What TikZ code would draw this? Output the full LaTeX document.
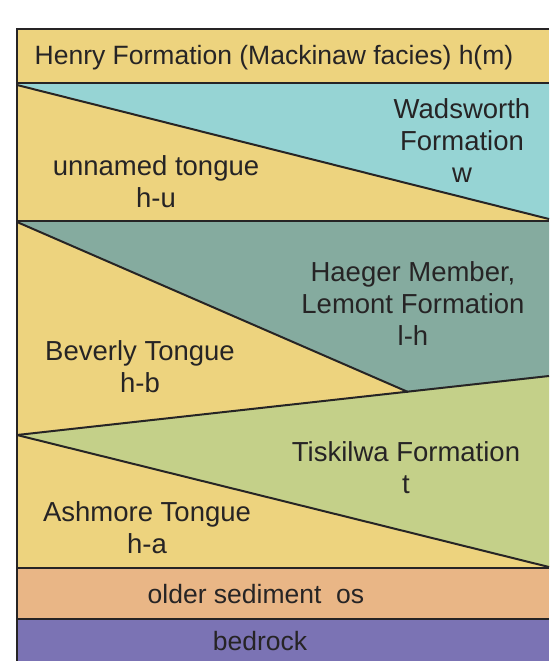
\documentclass[tikz,border=0pt]{standalone}
\usepackage{fontspec}
\setmainfont{Liberation Sans}
\definecolor{henryY}{HTML}{EDD37E}
\definecolor{wadC}{HTML}{96D4D4}
\definecolor{haegT}{HTML}{85AB9F}
\definecolor{tiskG}{HTML}{C4D089}
\definecolor{oldO}{HTML}{E9B686}
\definecolor{bedP}{HTML}{7B73B4}
\definecolor{lineK}{HTML}{262425}
\tikzset{
  contact/.style={draw=lineK, line width=2pt},
  bound/.style={draw=lineK, line width=2.6pt},
  lbl/.style={anchor=base, align=center, text=lineK, inner sep=0pt, font=\fontsize{27.5}{32}\selectfont},
  lblsmall/.style={lbl, font=\fontsize{26.5}{32}\selectfont}
}
\begin{document}
\begin{tikzpicture}[x=1pt,y=-1pt]
\useasboundingbox (0,0) rectangle (549,661);
% fills
\fill[henryY] (17,29) rectangle (549,568);
\fill[wadC] (17,84) -- (549,84) -- (549,219) -- cycle;
\fill[haegT] (17,222) -- (549,222) -- (549,376) -- (408,392) -- cycle;
\fill[tiskG] (17,435) -- (549,376) -- (549,567) -- cycle;
\fill[oldO] (17,568) rectangle (549,619);
\fill[bedP] (17,619) rectangle (549,661);
% contacts
\coordinate (wL) at (17,85);
\coordinate (wR) at (549,219);
\coordinate (hL) at (17,222);
\coordinate (hR) at (408,392);
\coordinate (tL) at (17,435);
\coordinate (tU) at (549,376);
\coordinate (tD) at (549,567);
\draw[contact] (wL) -- (wR);
\draw[contact] (hL) -- (hR);
\draw[contact] (tL) -- (tU);
\draw[contact] (tL) -- (tD);
% boundaries
\draw[bound] (549,29) -- (17,29) -- (17,661);
\draw[bound] (17,83) -- (549,83);
\draw[bound] (17,221) -- (549,221);
\draw[bound] (17,568) -- (549,568);
\draw[bound] (17,619) -- (549,619);
% labels
\node[lblsmall] (henry) at (274,65) {Henry Formation (Mackinaw facies) h(m)};
\node[lbl] (wad) at (462,182) {Wadsworth\\Formation\\w};
\node[lbl] (unn) at (156,207) {unnamed tongue\\h-u};
\node[lbl] (haeg) at (413,345) {Haeger Member,\\Lemont Formation\\l-h};
\node[lbl] (bev) at (140,392) {Beverly Tongue\\h-b};
\node[lbl] (tisk) at (406,493) {Tiskilwa Formation\\t};
\node[lbl] (ash) at (147,553) {Ashmore Tongue\\h-a};
\node[lblsmall] (old) at (256,603) {older sediment\ \ os};
\node[lblsmall] (bed) at (260,650) {bedrock};
\end{tikzpicture}
\end{document}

__DO THIS__
Reproduce the material word for word. Any pictures should be left out of the copy.

__ANSWER TO THE PROBLEM__
What TikZ code would draw this? Output the full LaTeX document.
\documentclass[tikz,border=0pt]{standalone}
\usepackage{fontspec}
\setmainfont{Liberation Sans}
\definecolor{henryY}{HTML}{EDD37E}
\definecolor{wadC}{HTML}{96D4D4}
\definecolor{haegT}{HTML}{85AB9F}
\definecolor{tiskG}{HTML}{C4D089}
\definecolor{oldO}{HTML}{E9B686}
\definecolor{bedP}{HTML}{7B73B4}
\definecolor{lineK}{HTML}{262425}
\tikzset{
  contact/.style={draw=lineK, line width=2pt},
  bound/.style={draw=lineK, line width=2.6pt},
  lbl/.style={anchor=base, align=center, text=lineK, inner sep=0pt, font=\fontsize{27.5}{32}\selectfont},
  lblsmall/.style={lbl, font=\fontsize{26.5}{32}\selectfont}
}
\begin{document}
\begin{tikzpicture}[x=1pt,y=-1pt]
\useasboundingbox (0,0) rectangle (549,661);
% fills
\fill[henryY] (17,29) rectangle (549,568);
\fill[wadC] (17,84) -- (549,84) -- (549,219) -- cycle;
\fill[haegT] (17,222) -- (549,222) -- (549,376) -- (408,392) -- cycle;
\fill[tiskG] (17,435) -- (549,376) -- (549,567) -- cycle;
\fill[oldO] (17,568) rectangle (549,619);
\fill[bedP] (17,619) rectangle (549,661);
% contacts
\coordinate (wL) at (17,85);
\coordinate (wR) at (549,219);
\coordinate (hL) at (17,222);
\coordinate (hR) at (408,392);
\coordinate (tL) at (17,435);
\coordinate (tU) at (549,376);
\coordinate (tD) at (549,567);
\draw[contact] (wL) -- (wR);
\draw[contact] (hL) -- (hR);
\draw[contact] (tL) -- (tU);
\draw[contact] (tL) -- (tD);
% boundaries
\draw[bound] (549,29) -- (17,29) -- (17,661);
\draw[bound] (17,83) -- (549,83);
\draw[bound] (17,221) -- (549,221);
\draw[bound] (17,568) -- (549,568);
\draw[bound] (17,619) -- (549,619);
% labels
\node[lblsmall] (henry) at (274,65) {Henry Formation (Mackinaw facies) h(m)};
\node[lbl] (wad) at (462,182) {Wadsworth\\Formation\\w};
\node[lbl] (unn) at (156,207) {unnamed tongue\\h-u};
\node[lbl] (haeg) at (413,345) {Haeger Member,\\Lemont Formation\\l-h};
\node[lbl] (bev) at (140,392) {Beverly Tongue\\h-b};
\node[lbl] (tisk) at (406,493) {Tiskilwa Formation\\t};
\node[lbl] (ash) at (147,553) {Ashmore Tongue\\h-a};
\node[lblsmall] (old) at (256,603) {older sediment\ \ os};
\node[lblsmall] (bed) at (260,650) {bedrock};
\end{tikzpicture}
\end{document}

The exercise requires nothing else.